MATERIAL FOR THIS EXERCISE
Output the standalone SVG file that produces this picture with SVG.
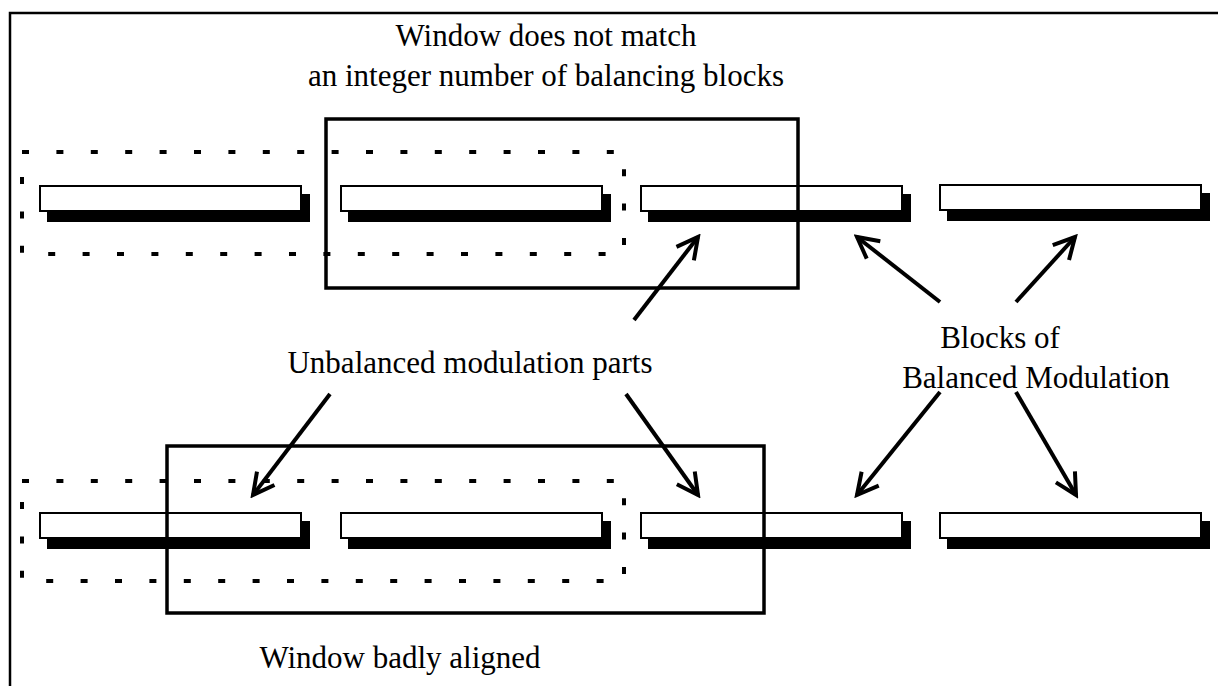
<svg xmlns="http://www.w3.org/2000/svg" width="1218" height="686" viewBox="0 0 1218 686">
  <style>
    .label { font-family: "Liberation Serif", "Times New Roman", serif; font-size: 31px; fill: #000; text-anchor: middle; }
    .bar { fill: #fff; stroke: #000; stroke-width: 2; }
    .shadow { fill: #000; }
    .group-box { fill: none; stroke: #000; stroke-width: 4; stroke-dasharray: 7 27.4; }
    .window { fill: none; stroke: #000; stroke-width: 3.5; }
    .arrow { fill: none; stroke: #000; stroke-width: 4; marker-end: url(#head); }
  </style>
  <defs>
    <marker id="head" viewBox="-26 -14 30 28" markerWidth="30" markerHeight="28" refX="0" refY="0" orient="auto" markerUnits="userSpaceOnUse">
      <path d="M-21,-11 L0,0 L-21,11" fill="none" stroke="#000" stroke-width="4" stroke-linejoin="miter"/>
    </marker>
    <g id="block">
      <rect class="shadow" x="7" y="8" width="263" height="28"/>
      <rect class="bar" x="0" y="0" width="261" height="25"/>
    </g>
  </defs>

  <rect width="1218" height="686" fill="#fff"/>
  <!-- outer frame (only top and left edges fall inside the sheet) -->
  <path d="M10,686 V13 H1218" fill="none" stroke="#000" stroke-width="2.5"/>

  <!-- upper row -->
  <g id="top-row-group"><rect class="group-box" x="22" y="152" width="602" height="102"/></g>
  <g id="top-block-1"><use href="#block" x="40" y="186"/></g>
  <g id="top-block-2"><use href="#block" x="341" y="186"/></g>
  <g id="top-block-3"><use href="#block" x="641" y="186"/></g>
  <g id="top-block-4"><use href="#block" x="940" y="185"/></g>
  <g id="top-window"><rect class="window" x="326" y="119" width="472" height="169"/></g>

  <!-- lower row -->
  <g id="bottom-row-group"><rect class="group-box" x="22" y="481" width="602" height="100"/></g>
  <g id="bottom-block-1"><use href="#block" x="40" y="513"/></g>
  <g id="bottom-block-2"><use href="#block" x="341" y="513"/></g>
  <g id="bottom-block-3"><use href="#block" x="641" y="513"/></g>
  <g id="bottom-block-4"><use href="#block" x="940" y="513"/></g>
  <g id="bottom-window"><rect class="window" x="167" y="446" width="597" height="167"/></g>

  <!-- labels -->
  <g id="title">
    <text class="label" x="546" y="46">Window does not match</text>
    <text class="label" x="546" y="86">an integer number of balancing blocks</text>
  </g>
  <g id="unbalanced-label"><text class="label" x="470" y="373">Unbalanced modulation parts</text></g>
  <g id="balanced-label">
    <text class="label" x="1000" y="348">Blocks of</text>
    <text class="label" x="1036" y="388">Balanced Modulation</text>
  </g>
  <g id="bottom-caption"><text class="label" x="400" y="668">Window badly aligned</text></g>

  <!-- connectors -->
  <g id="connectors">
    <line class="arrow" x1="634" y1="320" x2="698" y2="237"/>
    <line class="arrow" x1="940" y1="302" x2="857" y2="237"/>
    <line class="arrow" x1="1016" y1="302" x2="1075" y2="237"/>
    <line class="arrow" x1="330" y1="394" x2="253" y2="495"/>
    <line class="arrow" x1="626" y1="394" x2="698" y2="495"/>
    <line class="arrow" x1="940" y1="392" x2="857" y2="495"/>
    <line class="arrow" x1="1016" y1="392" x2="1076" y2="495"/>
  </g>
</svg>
---
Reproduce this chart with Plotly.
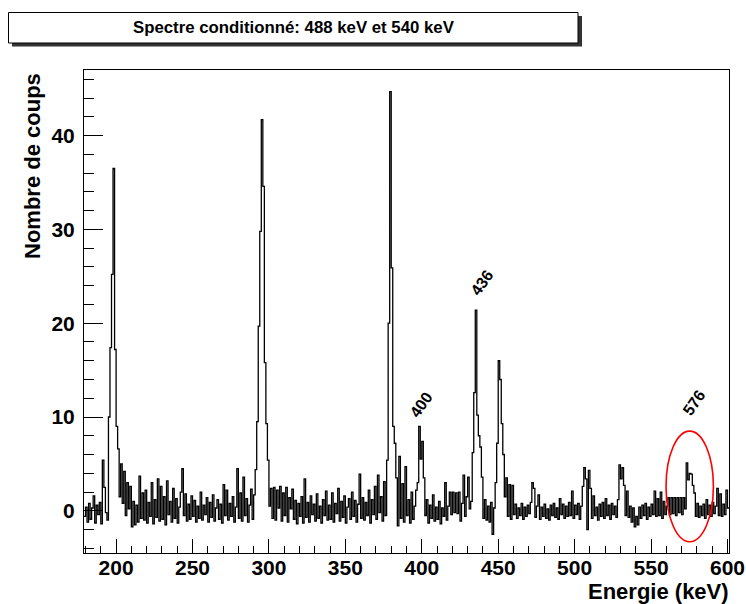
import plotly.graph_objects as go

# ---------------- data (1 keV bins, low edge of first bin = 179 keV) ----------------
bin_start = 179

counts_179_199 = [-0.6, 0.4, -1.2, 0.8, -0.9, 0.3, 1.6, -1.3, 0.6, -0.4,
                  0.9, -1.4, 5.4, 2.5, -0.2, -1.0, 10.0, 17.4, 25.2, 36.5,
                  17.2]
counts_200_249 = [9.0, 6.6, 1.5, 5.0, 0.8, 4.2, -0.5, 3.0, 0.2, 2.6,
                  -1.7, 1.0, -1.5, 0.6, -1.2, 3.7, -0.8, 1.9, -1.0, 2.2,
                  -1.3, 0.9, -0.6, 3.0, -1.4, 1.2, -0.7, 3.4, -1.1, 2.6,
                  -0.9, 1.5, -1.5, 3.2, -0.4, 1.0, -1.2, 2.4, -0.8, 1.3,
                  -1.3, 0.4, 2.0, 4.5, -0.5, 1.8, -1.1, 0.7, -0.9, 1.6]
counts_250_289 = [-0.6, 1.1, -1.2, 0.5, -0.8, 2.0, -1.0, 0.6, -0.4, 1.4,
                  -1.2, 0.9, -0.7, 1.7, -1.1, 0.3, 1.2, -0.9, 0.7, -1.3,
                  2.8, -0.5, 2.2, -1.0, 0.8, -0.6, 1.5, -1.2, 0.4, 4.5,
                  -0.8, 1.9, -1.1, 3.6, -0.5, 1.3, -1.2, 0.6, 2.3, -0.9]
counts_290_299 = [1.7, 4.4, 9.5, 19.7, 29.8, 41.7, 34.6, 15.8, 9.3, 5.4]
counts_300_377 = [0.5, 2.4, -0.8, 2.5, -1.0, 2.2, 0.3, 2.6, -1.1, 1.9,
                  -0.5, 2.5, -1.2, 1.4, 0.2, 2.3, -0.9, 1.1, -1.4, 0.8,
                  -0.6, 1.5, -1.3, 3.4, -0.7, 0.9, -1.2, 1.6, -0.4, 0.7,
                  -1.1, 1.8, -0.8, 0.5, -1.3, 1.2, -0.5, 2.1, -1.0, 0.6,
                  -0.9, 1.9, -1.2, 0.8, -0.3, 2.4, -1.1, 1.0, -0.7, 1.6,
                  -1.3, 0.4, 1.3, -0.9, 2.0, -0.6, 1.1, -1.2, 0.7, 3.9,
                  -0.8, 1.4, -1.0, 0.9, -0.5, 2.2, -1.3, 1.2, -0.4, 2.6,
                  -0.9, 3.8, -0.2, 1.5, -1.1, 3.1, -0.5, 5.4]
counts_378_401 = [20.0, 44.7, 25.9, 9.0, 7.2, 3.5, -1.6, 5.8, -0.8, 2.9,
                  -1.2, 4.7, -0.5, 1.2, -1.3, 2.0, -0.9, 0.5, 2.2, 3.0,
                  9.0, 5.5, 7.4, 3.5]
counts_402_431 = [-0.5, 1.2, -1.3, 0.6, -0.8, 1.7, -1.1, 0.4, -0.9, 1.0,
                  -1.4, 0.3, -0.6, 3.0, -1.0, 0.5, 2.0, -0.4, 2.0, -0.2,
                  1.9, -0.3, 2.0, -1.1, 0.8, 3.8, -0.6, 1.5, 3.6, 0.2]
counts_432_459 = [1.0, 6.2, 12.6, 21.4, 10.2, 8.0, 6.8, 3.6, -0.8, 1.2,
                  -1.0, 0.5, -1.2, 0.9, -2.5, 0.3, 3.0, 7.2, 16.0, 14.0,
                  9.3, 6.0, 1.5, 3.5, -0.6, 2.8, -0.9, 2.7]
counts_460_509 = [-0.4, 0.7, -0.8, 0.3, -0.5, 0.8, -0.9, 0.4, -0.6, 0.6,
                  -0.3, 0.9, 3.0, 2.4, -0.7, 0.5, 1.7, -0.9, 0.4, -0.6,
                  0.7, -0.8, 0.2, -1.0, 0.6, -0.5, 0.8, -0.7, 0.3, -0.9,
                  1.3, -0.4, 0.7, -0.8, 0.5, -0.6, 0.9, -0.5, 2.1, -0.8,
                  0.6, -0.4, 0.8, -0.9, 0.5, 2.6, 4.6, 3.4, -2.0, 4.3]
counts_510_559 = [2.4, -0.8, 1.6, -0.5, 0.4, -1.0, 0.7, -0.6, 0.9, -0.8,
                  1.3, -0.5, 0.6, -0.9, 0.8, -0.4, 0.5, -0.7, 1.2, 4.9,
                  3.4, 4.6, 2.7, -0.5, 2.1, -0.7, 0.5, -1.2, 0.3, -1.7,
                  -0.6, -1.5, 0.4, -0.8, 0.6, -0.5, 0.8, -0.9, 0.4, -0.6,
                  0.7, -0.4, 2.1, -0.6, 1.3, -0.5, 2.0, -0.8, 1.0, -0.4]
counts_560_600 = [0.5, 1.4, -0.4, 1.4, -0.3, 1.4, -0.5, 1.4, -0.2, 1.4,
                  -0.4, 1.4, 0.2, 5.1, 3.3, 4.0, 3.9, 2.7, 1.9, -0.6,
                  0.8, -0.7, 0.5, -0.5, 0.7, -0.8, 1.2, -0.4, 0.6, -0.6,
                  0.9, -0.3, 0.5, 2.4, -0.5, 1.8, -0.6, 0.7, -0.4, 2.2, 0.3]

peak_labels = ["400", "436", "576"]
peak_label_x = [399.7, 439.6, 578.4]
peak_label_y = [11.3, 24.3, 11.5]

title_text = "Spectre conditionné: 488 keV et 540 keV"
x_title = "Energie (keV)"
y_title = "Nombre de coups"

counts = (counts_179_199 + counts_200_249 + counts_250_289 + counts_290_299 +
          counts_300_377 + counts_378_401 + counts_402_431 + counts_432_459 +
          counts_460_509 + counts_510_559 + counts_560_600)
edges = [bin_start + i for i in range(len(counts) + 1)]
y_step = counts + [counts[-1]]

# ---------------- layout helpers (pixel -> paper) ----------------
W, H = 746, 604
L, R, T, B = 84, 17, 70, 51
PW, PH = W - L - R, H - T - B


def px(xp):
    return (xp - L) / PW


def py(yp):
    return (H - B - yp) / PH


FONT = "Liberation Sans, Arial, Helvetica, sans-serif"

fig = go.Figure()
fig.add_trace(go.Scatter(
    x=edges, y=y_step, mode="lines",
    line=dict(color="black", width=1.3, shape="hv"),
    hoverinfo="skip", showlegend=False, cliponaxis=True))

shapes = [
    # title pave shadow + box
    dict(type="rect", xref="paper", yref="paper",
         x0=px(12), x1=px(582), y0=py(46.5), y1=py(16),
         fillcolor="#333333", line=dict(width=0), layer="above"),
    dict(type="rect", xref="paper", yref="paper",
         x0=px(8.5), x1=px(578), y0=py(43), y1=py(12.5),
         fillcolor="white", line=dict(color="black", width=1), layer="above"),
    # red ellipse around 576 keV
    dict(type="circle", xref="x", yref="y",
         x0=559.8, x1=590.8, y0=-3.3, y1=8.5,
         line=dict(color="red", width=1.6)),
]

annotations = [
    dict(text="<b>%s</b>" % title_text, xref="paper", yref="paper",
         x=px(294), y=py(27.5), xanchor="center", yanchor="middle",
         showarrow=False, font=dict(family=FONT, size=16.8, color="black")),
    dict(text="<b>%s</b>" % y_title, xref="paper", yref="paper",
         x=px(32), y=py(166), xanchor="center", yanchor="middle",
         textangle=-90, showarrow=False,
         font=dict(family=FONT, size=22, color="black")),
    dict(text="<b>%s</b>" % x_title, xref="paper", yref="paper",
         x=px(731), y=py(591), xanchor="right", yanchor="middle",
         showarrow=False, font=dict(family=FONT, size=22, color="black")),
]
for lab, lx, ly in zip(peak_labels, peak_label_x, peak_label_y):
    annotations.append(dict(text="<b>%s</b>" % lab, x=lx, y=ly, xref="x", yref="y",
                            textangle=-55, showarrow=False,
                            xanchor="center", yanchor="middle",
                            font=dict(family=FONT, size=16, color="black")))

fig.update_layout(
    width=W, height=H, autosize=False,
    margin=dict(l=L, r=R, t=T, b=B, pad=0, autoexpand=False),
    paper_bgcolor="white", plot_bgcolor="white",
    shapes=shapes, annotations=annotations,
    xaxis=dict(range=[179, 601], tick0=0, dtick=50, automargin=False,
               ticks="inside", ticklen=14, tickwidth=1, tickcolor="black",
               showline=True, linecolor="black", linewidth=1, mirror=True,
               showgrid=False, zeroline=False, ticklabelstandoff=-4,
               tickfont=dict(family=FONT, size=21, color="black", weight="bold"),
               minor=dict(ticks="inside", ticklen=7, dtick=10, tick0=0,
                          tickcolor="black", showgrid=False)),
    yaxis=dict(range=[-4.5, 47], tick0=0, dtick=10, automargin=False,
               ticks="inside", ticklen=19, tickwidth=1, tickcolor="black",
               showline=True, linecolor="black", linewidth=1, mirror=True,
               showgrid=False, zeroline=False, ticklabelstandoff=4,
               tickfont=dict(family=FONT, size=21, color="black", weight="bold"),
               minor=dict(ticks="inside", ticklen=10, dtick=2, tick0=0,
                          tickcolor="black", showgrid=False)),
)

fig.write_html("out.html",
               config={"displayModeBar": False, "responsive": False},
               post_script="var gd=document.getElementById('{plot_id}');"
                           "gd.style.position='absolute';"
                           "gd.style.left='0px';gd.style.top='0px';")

EXERCISE TASK
Give the lines above again exactly, from the one containing "Reproduce this chart with Plotly." to the one containing "bin_start = 179", both included, but leave out the pictures.

THE SOLUTION
Reproduce this chart with Plotly.
import plotly.graph_objects as go

# ---------------- data (1 keV bins, low edge of first bin = 179 keV) ----------------
bin_start = 179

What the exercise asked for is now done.